The point of CAS is that it allows you to store a value that is conditional on the original value. A simple store can be done atomically, of course, but it may not be what you want.
Consider the simple "atomic increment" operation:
- Load the current value.
- Compute the new value.
- Store the new value.
If you used unrelated atomic loads and stores for this procedure, then two threads can read, compute and store the same value, and so one of the increments is lost! Loads and stores are simple atomic operations, whereas CAS is an atomic read-modify-write (RMW) operation. RMWs are more complex than simple loads and stores. RMWs don't only guarantee that a simple value is produced correctly, but that a complex logical operation is applied correctly.
Let's implement atomic increment using CAS to demonstrate how this works:
// Effect: x += n, returns old value of x.
int inc(int n, std::atomic<int> & x)
{
int old_val = x.load();
for (;;) {
int new_val = old_val + n;
if (x.compare_exchange_weak(old_val, new_val)) {
return old_val;
}
// Note: If the exchange fails, old_val is updated
// to the current value of x.
}
}
The crucial point here is that this operation must be a loop, because while we are computing our tentative result (new_val = old_val + n
), the value old_val
may have become obsolete, because some other thread already modified it. So we must loop for until we get a chance to apply the new value in a situation where x
currently holds the old value. That's the point of CAS: It stores a new value conditional on the old value being what we think it is.

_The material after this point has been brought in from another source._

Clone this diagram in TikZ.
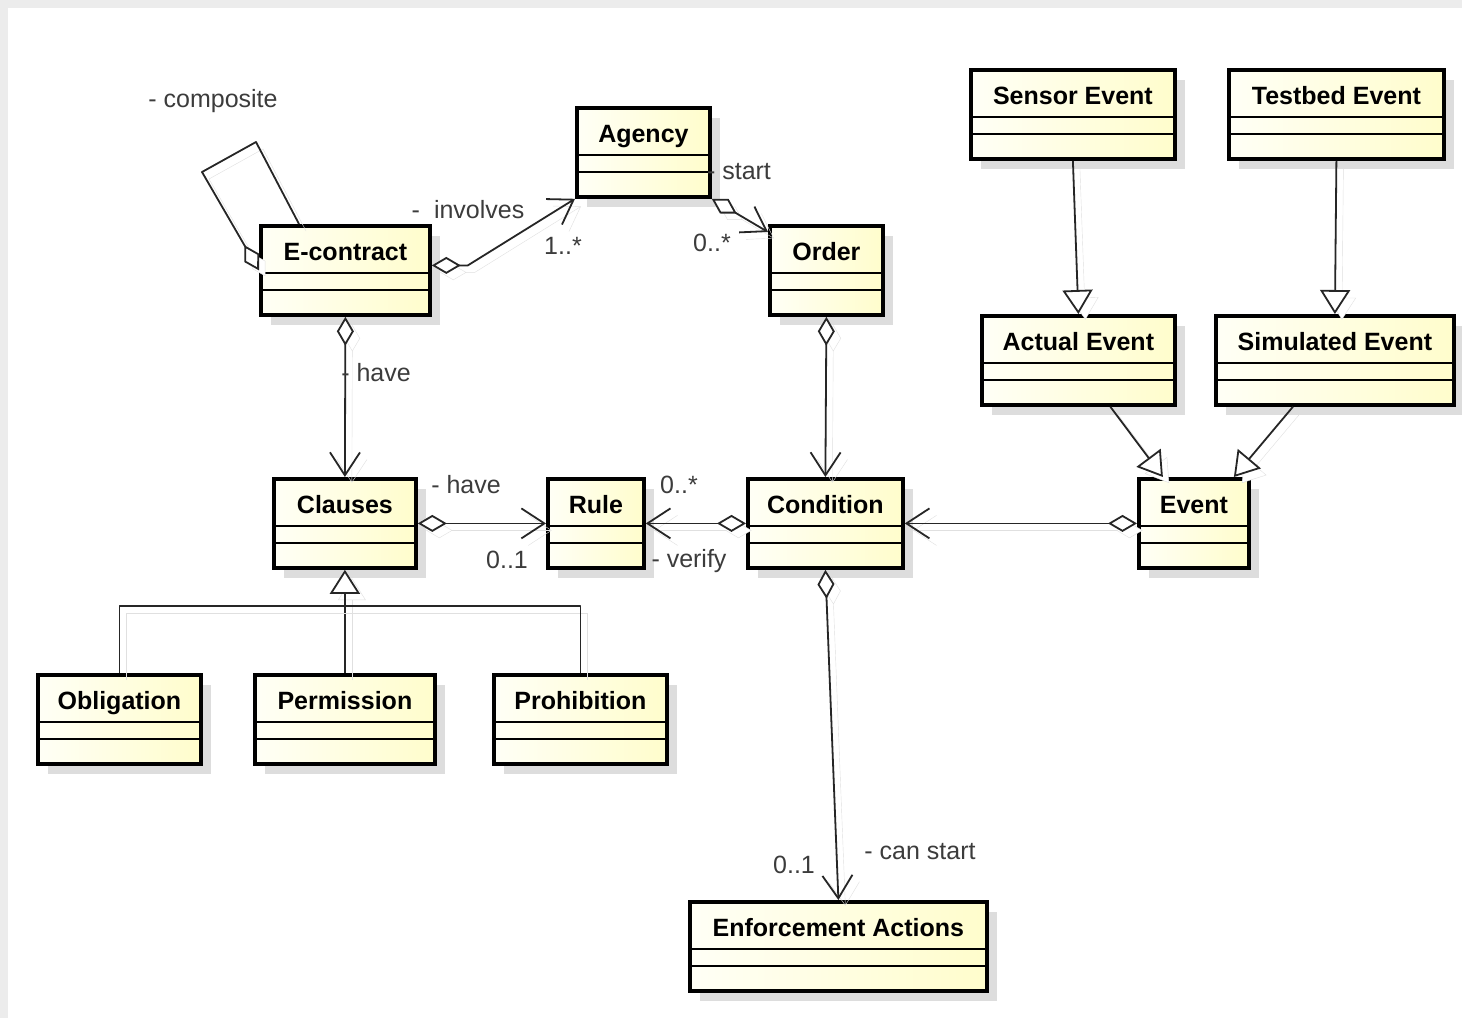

On the distinction of "strong" vs "weak" exchange: If you want your algorithm to succeed unconditionally, you always want a loop like I showed, and you use the weak exchange. The difference is that the weak form may "fail spuriously", i.e. return false
even though the stored value is the expected one. (This relaxation allows for more efficient instructions on some platforms.) The strong form may be more expensive but doesn't fail spuriously, and it may be useful in situations where you perform an "optimistic" CAS but don't care whether it succeeds. This is useful in certain concurrent data structures (e.g. queues) where threads make a best effort to help out, but don't need to promise success.